If we were both high-achievers – if I were in a popular band – it would be impossible for those conversing with my family to not feel envious. “A rugby player and a musician in one family, how lucky their parents are,” they may think. This way, not only do I prevent the jealousy of other families, I highlight my brother’s achievements and keep my family in touch with ordinary everyday existence.
This constant state of mediocrity has had one “negative” effect on me, though: I have become a compulsive liar. Before you reel back in shock and horror, let me explain: I am not a liar in the vindictive sense. I’d never tell a lie that could hurt someone or even tell a lie that could affect someone. When I lie, it’s about the most irrelevant things one could conjure up. Since I was about 11 years old, I have claimed with absolute sincerity that a scar on my left arm was from when my cat bit me as I was bathing in the bubble bath. I’ve never had a cat. Nor do I have a scar on my left arm. Nor have I ever claimed that… but you get the idea.
Thankfully, my lying is petty enough to allow me to remain proud of being average.

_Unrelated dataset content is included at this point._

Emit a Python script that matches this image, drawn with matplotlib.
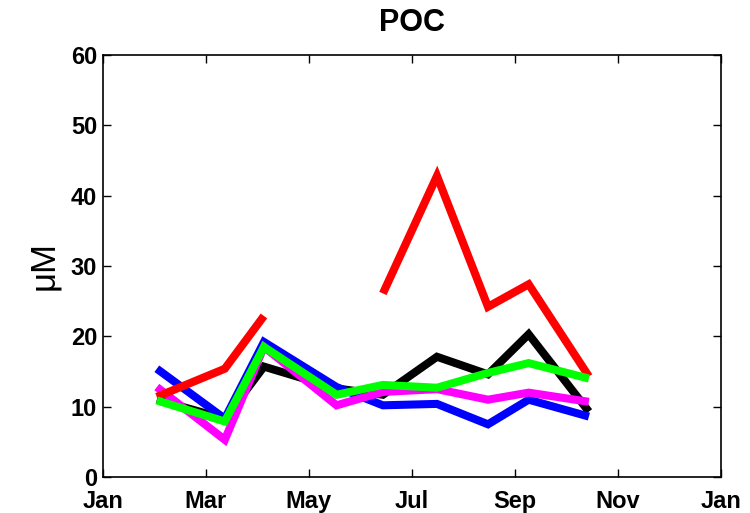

If they were malicious, it would be impossible for me to stay in august as I would be harming others, making me a much less than a satisfactory person. You could probably say I’d be a bit of an idiot, actually. I’m grateful that fictive cats have never harmed anyone; otherwise, I’d be in a lot of bothers. The two types of lies I do tell are meaningless exaggerations and white lies. It may be a matter of wonder, how mediocrity has affected me in this way. However, it is quite simple, really.

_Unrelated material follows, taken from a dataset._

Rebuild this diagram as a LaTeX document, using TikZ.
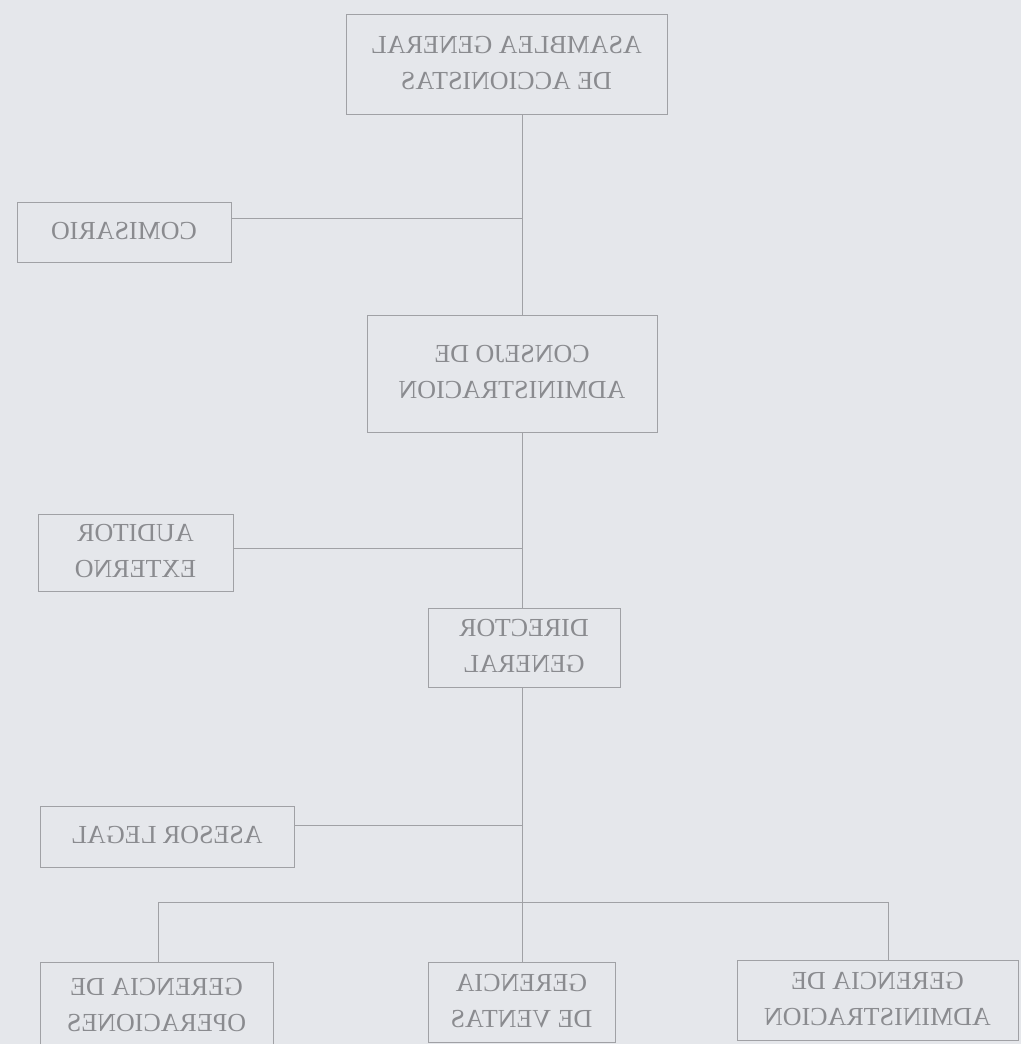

When I exaggerate, it’s because I am not particularly inspiring at anything so I exaggerate the success of others. I feel people like me are wasting the potential talent we are given at birth. I haven’t made anything of myself. Therefore, I require the success of others to be exaggerated to console me for my shortcomings. The white lies are much harder to explain. Still, I have managed to conjure up a theory, when you aren’t great at anything, the world can be quite dull. I may be attempting to create a fanciful world around me that is more entertaining than the sometimes dreary life I live in.
However, my way of living has brought mostly me fond memories. For example, when I was finally old enough to walk to school on my own, the standard route was not for me. Although a pavement led straight to my school, I chose to take a more direct route. As a result, I would trudge through a stream that cut about thirty seconds off my journey and come into school soaking wet every morning.
Now when I think about it, it’s pretty clear why they were concerned about my home life… But anyway, in my opinion, warm memories are not created by being average. If I were a more logical child, I would have walked to school on the pavement every morning and be unable to chuckle every time I recall incidents like that. I am glad my mind works differently.
When I contemplate it all, I think society as a whole should be glad for chaps like me. If everyone worked hard and became a genius, the word “genius” would be redundant as everyone would be of the same ability. Furthermore, if that were the case, geniuses would stop trying to gain prestige and become average again, meaning the world’s intelligence would be thrown into chaos. So basically, Joe, like me, is saving the world from an IQ disaster.
We are accidentally preserving the world’s intelligence, and I, for one am proud of being mediocre. So yes, unfortunately for my mother, I am afraid I am going to continue peeing on the toilet seat; I am going to continue living an idle lifestyle; I am going to continue being mediocre. This way of life to which I have grown accustomed is treating me well. I get out what I put into society, and that seems fair.